Infamous welfare cheats campaign trumpeted savings that were not real
The infamous 2017 campaign, fronted by Leo Varadkar, claimed Welfare Cheats Cheat Us All and trumpeted that anti-fraud measures within the Department created €500 million in savings each year. Picture: Shane O'Neill Photography.
The Department of Social Protection, the State’s dispenser of welfare payments to those who need them, sets great stock in its fraud-prevention abilities.
The infamous 2017 campaign, fronted by Leo Varadkar, claimed Welfare Cheats Cheat Us All and trumpeted that anti-fraud measures within the Department created €500m in savings each year.
That €500m figure came back to me earlier this year when reading — the tale of how energy conglomerate, Enron, blew a gigantic hole in the US economy by going bust in late 2001.
Turns out the company had basically been inventing profits (many, many billions worth) for years by changing its accounting practices to focus on presumed future earnings, as opposed to reality.
The Department of Social Protection's approach to welfare fraud interception isn't directly comparable — they aren’t committing fraud for starters — but the fact is the €500m figure was and is, basically, nonsense.
Such savings are of the ‘control’ variety - that is, they’re the estimated prevented fraud that would occur if the Department wasn’t on top of things. How those estimates are formulated is another story.
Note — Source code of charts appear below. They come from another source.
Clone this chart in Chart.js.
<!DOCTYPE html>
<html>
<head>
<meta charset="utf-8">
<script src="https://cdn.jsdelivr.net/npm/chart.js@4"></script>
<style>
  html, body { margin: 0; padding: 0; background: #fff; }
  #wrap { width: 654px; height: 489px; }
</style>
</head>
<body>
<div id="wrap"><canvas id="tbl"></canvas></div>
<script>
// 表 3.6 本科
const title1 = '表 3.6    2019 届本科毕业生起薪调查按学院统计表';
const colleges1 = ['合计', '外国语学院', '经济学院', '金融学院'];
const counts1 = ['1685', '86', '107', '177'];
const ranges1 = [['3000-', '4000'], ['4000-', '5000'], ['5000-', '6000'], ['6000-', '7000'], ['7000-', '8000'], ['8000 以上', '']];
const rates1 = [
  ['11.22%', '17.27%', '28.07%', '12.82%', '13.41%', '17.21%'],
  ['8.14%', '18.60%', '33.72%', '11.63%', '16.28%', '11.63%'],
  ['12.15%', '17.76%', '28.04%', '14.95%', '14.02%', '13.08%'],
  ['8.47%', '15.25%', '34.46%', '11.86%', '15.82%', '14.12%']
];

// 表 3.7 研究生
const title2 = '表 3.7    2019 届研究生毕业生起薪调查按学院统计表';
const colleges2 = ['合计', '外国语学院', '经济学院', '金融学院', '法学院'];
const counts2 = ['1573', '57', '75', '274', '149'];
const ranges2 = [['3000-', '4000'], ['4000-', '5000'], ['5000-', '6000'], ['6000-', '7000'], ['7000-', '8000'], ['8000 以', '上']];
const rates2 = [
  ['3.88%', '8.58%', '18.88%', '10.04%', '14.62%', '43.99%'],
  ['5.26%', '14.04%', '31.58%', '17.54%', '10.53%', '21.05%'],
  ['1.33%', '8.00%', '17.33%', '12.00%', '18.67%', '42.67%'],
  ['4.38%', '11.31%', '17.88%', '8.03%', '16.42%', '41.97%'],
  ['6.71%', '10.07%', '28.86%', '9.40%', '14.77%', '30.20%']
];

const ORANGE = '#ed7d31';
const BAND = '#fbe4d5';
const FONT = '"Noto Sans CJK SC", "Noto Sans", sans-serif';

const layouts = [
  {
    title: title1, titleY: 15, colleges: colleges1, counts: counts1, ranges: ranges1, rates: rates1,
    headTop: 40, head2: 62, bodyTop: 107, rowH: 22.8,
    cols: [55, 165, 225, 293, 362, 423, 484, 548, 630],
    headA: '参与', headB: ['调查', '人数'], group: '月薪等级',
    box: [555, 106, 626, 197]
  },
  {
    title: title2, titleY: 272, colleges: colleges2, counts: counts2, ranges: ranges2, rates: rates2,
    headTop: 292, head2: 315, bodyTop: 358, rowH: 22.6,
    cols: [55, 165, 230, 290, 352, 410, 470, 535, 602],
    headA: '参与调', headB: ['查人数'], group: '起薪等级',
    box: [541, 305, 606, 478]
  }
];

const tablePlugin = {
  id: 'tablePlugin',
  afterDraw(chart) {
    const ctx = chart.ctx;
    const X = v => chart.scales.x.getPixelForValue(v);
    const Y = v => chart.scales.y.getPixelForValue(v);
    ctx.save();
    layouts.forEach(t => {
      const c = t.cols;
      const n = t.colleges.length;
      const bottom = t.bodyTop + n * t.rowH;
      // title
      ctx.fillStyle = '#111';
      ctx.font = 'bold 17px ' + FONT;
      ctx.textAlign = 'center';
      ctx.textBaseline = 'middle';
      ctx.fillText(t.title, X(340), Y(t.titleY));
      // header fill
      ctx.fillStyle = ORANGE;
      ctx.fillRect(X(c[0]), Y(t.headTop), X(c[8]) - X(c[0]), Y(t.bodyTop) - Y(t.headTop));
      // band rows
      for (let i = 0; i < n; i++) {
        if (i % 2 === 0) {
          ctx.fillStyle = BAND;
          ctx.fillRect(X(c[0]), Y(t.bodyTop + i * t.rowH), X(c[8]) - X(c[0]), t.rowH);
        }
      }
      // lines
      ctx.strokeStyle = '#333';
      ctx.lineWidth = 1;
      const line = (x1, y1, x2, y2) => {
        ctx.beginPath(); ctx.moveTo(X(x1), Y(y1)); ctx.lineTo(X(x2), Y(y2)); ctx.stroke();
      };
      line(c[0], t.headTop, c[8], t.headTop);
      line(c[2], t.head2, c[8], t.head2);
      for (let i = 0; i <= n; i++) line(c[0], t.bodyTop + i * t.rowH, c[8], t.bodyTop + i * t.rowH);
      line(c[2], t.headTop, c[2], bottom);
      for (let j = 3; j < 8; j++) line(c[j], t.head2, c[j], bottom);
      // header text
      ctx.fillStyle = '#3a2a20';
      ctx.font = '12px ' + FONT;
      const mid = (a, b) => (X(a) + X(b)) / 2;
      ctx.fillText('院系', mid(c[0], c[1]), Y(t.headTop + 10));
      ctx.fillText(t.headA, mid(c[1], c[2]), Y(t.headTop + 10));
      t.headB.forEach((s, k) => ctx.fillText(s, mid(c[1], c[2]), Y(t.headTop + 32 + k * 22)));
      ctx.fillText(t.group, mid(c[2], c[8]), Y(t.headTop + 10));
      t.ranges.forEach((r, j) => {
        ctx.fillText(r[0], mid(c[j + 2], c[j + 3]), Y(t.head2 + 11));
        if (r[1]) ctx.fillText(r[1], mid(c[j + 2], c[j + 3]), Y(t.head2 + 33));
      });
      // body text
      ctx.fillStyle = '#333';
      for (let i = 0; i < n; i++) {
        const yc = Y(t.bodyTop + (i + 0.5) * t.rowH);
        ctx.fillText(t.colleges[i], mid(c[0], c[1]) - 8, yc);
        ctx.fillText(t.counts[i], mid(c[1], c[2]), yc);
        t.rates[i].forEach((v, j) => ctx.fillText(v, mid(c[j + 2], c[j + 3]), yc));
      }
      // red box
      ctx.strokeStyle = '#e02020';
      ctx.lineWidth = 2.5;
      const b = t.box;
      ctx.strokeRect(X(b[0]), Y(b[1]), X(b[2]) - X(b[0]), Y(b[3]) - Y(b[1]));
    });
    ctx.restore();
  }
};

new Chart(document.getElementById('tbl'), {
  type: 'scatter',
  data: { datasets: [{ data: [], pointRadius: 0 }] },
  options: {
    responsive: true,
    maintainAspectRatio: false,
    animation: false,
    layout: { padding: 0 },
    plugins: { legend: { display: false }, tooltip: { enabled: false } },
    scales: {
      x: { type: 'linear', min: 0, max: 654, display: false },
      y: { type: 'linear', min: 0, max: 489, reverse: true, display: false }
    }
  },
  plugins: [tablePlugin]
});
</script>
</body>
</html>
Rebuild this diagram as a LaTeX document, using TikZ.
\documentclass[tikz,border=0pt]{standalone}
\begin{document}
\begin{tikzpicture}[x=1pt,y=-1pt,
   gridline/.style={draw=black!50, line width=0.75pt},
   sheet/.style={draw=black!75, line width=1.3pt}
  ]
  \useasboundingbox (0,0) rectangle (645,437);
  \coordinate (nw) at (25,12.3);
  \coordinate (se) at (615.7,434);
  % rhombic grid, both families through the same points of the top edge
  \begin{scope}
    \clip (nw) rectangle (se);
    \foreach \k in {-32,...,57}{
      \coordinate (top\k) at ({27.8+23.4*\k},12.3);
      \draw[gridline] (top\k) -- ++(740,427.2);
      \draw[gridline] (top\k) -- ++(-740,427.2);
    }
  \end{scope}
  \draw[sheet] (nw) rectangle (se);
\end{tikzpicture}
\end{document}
Nevertheless, the Department’s point stands - without its watchful eye, those seeking to abuse the system would run riot.
It has made similar arguments in order to justify the existence of the much-maligned Public Services Card in recent times - that copious amounts of benefit fraud are prevented by the existence of the card, which has been found to breach Ireland’s data protection laws.
The word used in a recent cost-benefit analysis to describe the savings the PSC has contributed - to such an extent that the Department estimates the card has now earned more than it cost - is “counterfactual”.
Intangible in other words.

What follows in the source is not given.